Part of a data file:
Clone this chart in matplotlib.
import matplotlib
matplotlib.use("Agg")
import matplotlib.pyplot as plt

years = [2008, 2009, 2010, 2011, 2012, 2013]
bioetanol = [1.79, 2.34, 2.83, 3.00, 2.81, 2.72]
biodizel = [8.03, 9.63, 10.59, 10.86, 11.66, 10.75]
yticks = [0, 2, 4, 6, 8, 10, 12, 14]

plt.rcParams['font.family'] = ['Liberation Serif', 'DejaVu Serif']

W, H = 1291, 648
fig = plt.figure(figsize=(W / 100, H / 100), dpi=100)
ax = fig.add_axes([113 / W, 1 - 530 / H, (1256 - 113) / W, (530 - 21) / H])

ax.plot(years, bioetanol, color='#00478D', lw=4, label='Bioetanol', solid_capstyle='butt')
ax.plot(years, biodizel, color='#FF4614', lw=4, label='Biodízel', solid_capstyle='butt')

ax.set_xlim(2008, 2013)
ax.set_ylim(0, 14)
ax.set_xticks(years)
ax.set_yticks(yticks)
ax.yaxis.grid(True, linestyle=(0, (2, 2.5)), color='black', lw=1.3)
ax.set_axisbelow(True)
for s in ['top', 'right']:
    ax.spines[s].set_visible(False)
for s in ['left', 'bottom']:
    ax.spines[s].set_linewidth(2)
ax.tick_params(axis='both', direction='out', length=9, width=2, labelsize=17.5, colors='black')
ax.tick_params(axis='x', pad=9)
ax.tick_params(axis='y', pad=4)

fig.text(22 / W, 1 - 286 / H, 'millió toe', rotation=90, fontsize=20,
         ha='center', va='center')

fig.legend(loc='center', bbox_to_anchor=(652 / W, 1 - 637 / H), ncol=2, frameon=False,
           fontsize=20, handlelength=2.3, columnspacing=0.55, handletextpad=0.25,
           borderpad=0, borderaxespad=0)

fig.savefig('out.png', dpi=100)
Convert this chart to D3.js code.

Problem description: Select and copy every line of the listing with the word "chart".

Response for this exercise:
Clone this chart in matplotlib.
Convert this chart to D3.js code.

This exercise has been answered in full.